» **Dataset extract**:
------------------------------------
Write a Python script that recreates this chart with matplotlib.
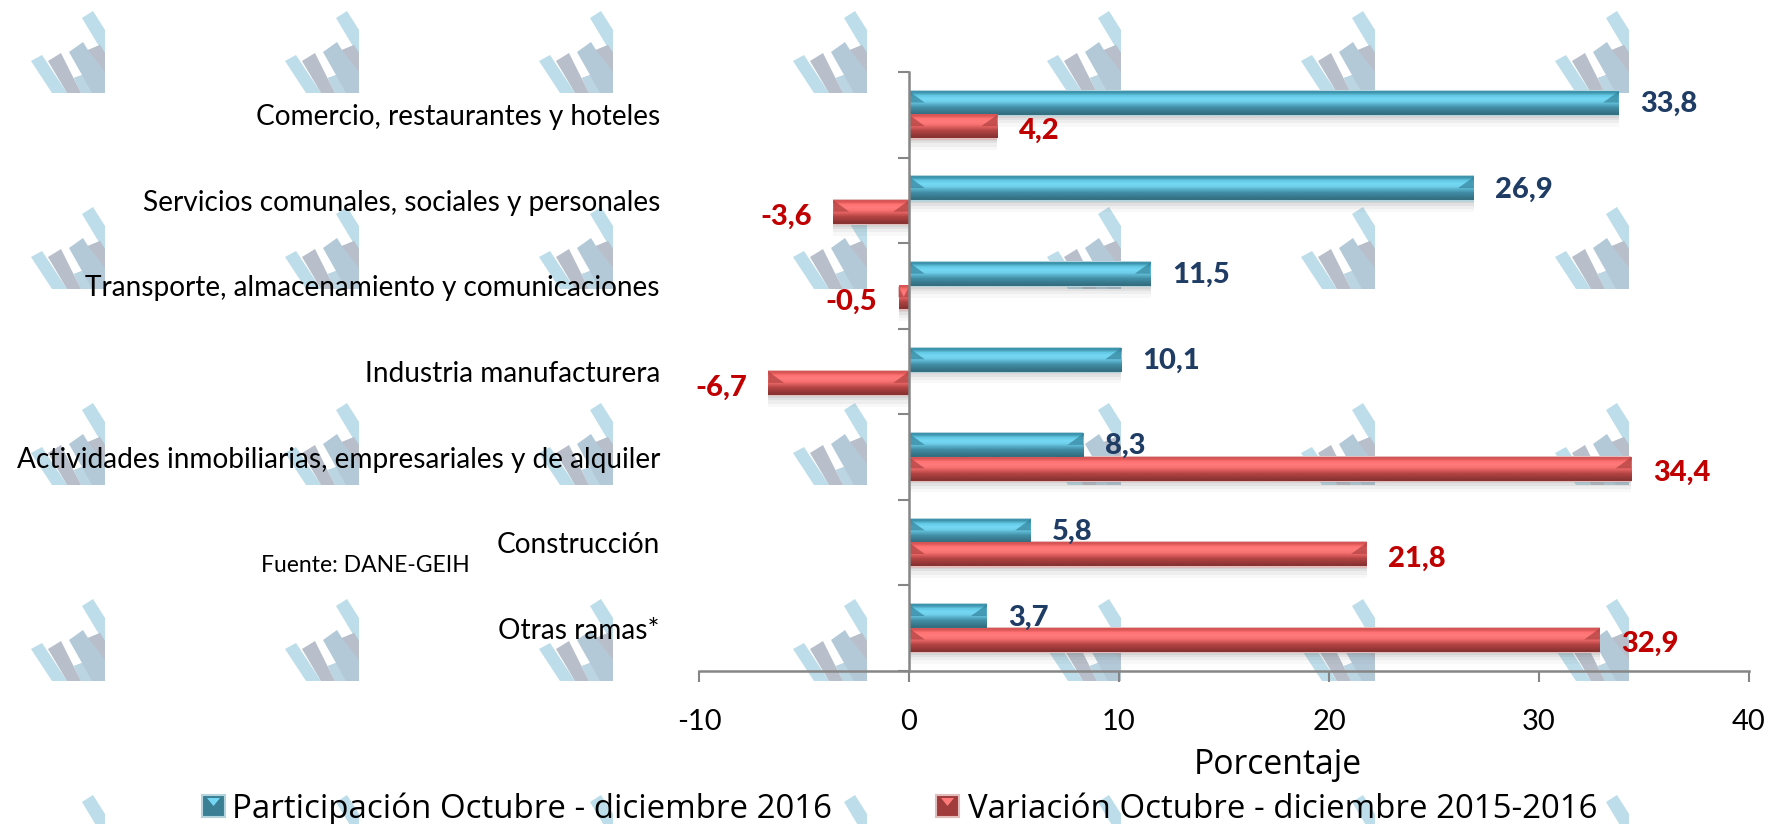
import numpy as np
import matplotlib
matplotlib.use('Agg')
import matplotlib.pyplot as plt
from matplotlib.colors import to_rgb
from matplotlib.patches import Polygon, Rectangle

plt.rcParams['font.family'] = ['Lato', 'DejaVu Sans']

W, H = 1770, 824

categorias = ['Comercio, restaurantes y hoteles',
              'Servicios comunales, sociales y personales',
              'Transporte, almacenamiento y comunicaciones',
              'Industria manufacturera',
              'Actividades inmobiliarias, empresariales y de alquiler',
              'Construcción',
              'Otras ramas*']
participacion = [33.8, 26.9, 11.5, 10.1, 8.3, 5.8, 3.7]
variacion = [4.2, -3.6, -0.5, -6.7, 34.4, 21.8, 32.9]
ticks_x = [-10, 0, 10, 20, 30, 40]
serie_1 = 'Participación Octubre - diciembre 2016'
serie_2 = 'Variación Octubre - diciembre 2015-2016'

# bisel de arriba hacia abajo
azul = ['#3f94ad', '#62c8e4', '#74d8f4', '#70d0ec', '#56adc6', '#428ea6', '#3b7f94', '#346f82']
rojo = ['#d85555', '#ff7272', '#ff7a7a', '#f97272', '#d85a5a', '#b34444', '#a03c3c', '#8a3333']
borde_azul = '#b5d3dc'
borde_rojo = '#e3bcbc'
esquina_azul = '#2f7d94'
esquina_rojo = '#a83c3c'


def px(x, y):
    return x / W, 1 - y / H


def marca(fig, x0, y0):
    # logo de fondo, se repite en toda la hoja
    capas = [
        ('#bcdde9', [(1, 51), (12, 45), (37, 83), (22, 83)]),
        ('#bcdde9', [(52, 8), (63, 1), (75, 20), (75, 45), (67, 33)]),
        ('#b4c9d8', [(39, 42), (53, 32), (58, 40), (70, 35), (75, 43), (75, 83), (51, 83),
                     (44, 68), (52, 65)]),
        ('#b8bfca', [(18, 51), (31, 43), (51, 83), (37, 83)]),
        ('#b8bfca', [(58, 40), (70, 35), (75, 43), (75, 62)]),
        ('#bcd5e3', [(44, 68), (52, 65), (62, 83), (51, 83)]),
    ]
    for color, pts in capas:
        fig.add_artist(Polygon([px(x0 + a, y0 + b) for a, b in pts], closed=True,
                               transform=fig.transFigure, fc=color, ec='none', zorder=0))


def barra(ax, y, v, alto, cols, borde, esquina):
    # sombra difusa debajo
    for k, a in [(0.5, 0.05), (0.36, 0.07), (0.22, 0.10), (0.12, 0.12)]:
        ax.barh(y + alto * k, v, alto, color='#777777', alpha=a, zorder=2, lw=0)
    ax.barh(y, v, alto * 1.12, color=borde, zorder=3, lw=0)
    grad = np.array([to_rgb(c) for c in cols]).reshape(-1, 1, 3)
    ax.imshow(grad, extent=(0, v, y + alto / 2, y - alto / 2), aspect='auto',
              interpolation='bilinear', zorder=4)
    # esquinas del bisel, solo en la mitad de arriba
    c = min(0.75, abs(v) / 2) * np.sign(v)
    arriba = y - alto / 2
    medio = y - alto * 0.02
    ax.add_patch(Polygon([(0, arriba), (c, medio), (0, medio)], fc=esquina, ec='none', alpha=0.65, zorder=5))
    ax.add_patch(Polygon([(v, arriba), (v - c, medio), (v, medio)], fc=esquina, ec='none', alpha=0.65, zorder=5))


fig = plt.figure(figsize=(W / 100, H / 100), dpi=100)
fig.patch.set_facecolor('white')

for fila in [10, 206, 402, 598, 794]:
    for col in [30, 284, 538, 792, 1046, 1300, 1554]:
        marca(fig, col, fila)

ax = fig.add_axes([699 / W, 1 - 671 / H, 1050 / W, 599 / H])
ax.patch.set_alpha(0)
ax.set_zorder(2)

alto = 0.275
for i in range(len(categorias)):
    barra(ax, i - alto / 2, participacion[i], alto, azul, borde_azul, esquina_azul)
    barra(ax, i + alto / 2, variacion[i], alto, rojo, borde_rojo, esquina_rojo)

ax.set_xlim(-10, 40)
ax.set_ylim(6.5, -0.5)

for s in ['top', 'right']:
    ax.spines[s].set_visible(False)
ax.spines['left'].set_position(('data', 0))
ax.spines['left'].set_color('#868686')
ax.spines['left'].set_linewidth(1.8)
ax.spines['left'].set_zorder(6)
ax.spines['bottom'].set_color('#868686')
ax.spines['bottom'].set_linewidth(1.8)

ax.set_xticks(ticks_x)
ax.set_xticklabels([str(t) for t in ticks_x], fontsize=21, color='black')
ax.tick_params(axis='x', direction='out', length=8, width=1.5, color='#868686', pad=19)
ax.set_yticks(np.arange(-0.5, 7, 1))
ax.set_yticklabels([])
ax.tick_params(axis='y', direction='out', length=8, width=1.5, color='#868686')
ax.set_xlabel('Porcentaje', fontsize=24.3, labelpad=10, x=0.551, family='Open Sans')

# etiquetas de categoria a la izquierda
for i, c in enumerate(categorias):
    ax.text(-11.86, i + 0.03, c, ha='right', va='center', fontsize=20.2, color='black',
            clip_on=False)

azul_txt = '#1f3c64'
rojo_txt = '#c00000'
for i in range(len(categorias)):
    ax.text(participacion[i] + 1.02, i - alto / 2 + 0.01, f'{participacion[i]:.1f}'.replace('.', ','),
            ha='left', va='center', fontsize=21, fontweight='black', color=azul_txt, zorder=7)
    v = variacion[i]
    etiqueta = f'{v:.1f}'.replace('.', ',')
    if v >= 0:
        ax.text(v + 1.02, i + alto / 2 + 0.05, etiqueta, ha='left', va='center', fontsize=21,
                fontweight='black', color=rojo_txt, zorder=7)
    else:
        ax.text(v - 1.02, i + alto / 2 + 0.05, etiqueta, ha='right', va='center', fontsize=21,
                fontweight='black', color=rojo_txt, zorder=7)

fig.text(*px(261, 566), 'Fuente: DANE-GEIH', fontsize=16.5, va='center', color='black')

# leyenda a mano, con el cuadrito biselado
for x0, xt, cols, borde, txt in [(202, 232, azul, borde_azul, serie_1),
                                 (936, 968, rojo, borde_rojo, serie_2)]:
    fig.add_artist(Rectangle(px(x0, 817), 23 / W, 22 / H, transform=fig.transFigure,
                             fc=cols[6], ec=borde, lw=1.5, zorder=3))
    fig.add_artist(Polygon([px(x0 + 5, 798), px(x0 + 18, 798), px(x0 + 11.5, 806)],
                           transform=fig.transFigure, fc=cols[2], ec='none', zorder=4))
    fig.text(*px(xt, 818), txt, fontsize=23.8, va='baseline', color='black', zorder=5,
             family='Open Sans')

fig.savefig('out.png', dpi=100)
------------------------------------
Give every line above again exactly, with no pictures.

Write a Python script that recreates this chart with matplotlib.
import numpy as np
import matplotlib
matplotlib.use('Agg')
import matplotlib.pyplot as plt
from matplotlib.colors import to_rgb
from matplotlib.patches import Polygon, Rectangle

plt.rcParams['font.family'] = ['Lato', 'DejaVu Sans']

W, H = 1770, 824

categorias = ['Comercio, restaurantes y hoteles',
              'Servicios comunales, sociales y personales',
              'Transporte, almacenamiento y comunicaciones',
              'Industria manufacturera',
              'Actividades inmobiliarias, empresariales y de alquiler',
              'Construcción',
              'Otras ramas*']
participacion = [33.8, 26.9, 11.5, 10.1, 8.3, 5.8, 3.7]
variacion = [4.2, -3.6, -0.5, -6.7, 34.4, 21.8, 32.9]
ticks_x = [-10, 0, 10, 20, 30, 40]
serie_1 = 'Participación Octubre - diciembre 2016'
serie_2 = 'Variación Octubre - diciembre 2015-2016'

# bisel de arriba hacia abajo
azul = ['#3f94ad', '#62c8e4', '#74d8f4', '#70d0ec', '#56adc6', '#428ea6', '#3b7f94', '#346f82']
rojo = ['#d85555', '#ff7272', '#ff7a7a', '#f97272', '#d85a5a', '#b34444', '#a03c3c', '#8a3333']
borde_azul = '#b5d3dc'
borde_rojo = '#e3bcbc'
esquina_azul = '#2f7d94'
esquina_rojo = '#a83c3c'


def px(x, y):
    return x / W, 1 - y / H


def marca(fig, x0, y0):
    # logo de fondo, se repite en toda la hoja
    capas = [
        ('#bcdde9', [(1, 51), (12, 45), (37, 83), (22, 83)]),
        ('#bcdde9', [(52, 8), (63, 1), (75, 20), (75, 45), (67, 33)]),
        ('#b4c9d8', [(39, 42), (53, 32), (58, 40), (70, 35), (75, 43), (75, 83), (51, 83),
                     (44, 68), (52, 65)]),
        ('#b8bfca', [(18, 51), (31, 43), (51, 83), (37, 83)]),
        ('#b8bfca', [(58, 40), (70, 35), (75, 43), (75, 62)]),
        ('#bcd5e3', [(44, 68), (52, 65), (62, 83), (51, 83)]),
    ]
    for color, pts in capas:
        fig.add_artist(Polygon([px(x0 + a, y0 + b) for a, b in pts], closed=True,
                               transform=fig.transFigure, fc=color, ec='none', zorder=0))


def barra(ax, y, v, alto, cols, borde, esquina):
    # sombra difusa debajo
    for k, a in [(0.5, 0.05), (0.36, 0.07), (0.22, 0.10), (0.12, 0.12)]:
        ax.barh(y + alto * k, v, alto, color='#777777', alpha=a, zorder=2, lw=0)
    ax.barh(y, v, alto * 1.12, color=borde, zorder=3, lw=0)
    grad = np.array([to_rgb(c) for c in cols]).reshape(-1, 1, 3)
    ax.imshow(grad, extent=(0, v, y + alto / 2, y - alto / 2), aspect='auto',
              interpolation='bilinear', zorder=4)
    # esquinas del bisel, solo en la mitad de arriba
    c = min(0.75, abs(v) / 2) * np.sign(v)
    arriba = y - alto / 2
    medio = y - alto * 0.02
    ax.add_patch(Polygon([(0, arriba), (c, medio), (0, medio)], fc=esquina, ec='none', alpha=0.65, zorder=5))
    ax.add_patch(Polygon([(v, arriba), (v - c, medio), (v, medio)], fc=esquina, ec='none', alpha=0.65, zorder=5))


fig = plt.figure(figsize=(W / 100, H / 100), dpi=100)
fig.patch.set_facecolor('white')

for fila in [10, 206, 402, 598, 794]:
    for col in [30, 284, 538, 792, 1046, 1300, 1554]:
        marca(fig, col, fila)

ax = fig.add_axes([699 / W, 1 - 671 / H, 1050 / W, 599 / H])
ax.patch.set_alpha(0)
ax.set_zorder(2)

alto = 0.275
for i in range(len(categorias)):
    barra(ax, i - alto / 2, participacion[i], alto, azul, borde_azul, esquina_azul)
    barra(ax, i + alto / 2, variacion[i], alto, rojo, borde_rojo, esquina_rojo)

ax.set_xlim(-10, 40)
ax.set_ylim(6.5, -0.5)

for s in ['top', 'right']:
    ax.spines[s].set_visible(False)
ax.spines['left'].set_position(('data', 0))
ax.spines['left'].set_color('#868686')
ax.spines['left'].set_linewidth(1.8)
ax.spines['left'].set_zorder(6)
ax.spines['bottom'].set_color('#868686')
ax.spines['bottom'].set_linewidth(1.8)

ax.set_xticks(ticks_x)
ax.set_xticklabels([str(t) for t in ticks_x], fontsize=21, color='black')
ax.tick_params(axis='x', direction='out', length=8, width=1.5, color='#868686', pad=19)
ax.set_yticks(np.arange(-0.5, 7, 1))
ax.set_yticklabels([])
ax.tick_params(axis='y', direction='out', length=8, width=1.5, color='#868686')
ax.set_xlabel('Porcentaje', fontsize=24.3, labelpad=10, x=0.551, family='Open Sans')

# etiquetas de categoria a la izquierda
for i, c in enumerate(categorias):
    ax.text(-11.86, i + 0.03, c, ha='right', va='center', fontsize=20.2, color='black',
            clip_on=False)

azul_txt = '#1f3c64'
rojo_txt = '#c00000'
for i in range(len(categorias)):
    ax.text(participacion[i] + 1.02, i - alto / 2 + 0.01, f'{participacion[i]:.1f}'.replace('.', ','),
            ha='left', va='center', fontsize=21, fontweight='black', color=azul_txt, zorder=7)
    v = variacion[i]
    etiqueta = f'{v:.1f}'.replace('.', ',')
    if v >= 0:
        ax.text(v + 1.02, i + alto / 2 + 0.05, etiqueta, ha='left', va='center', fontsize=21,
                fontweight='black', color=rojo_txt, zorder=7)
    else:
        ax.text(v - 1.02, i + alto / 2 + 0.05, etiqueta, ha='right', va='center', fontsize=21,
                fontweight='black', color=rojo_txt, zorder=7)

fig.text(*px(261, 566), 'Fuente: DANE-GEIH', fontsize=16.5, va='center', color='black')

# leyenda a mano, con el cuadrito biselado
for x0, xt, cols, borde, txt in [(202, 232, azul, borde_azul, serie_1),
                                 (936, 968, rojo, borde_rojo, serie_2)]:
    fig.add_artist(Rectangle(px(x0, 817), 23 / W, 22 / H, transform=fig.transFigure,
                             fc=cols[6], ec=borde, lw=1.5, zorder=3))
    fig.add_artist(Polygon([px(x0 + 5, 798), px(x0 + 18, 798), px(x0 + 11.5, 806)],
                           transform=fig.transFigure, fc=cols[2], ec='none', zorder=4))
    fig.text(*px(xt, 818), txt, fontsize=23.8, va='baseline', color='black', zorder=5,
             family='Open Sans')

fig.savefig('out.png', dpi=100)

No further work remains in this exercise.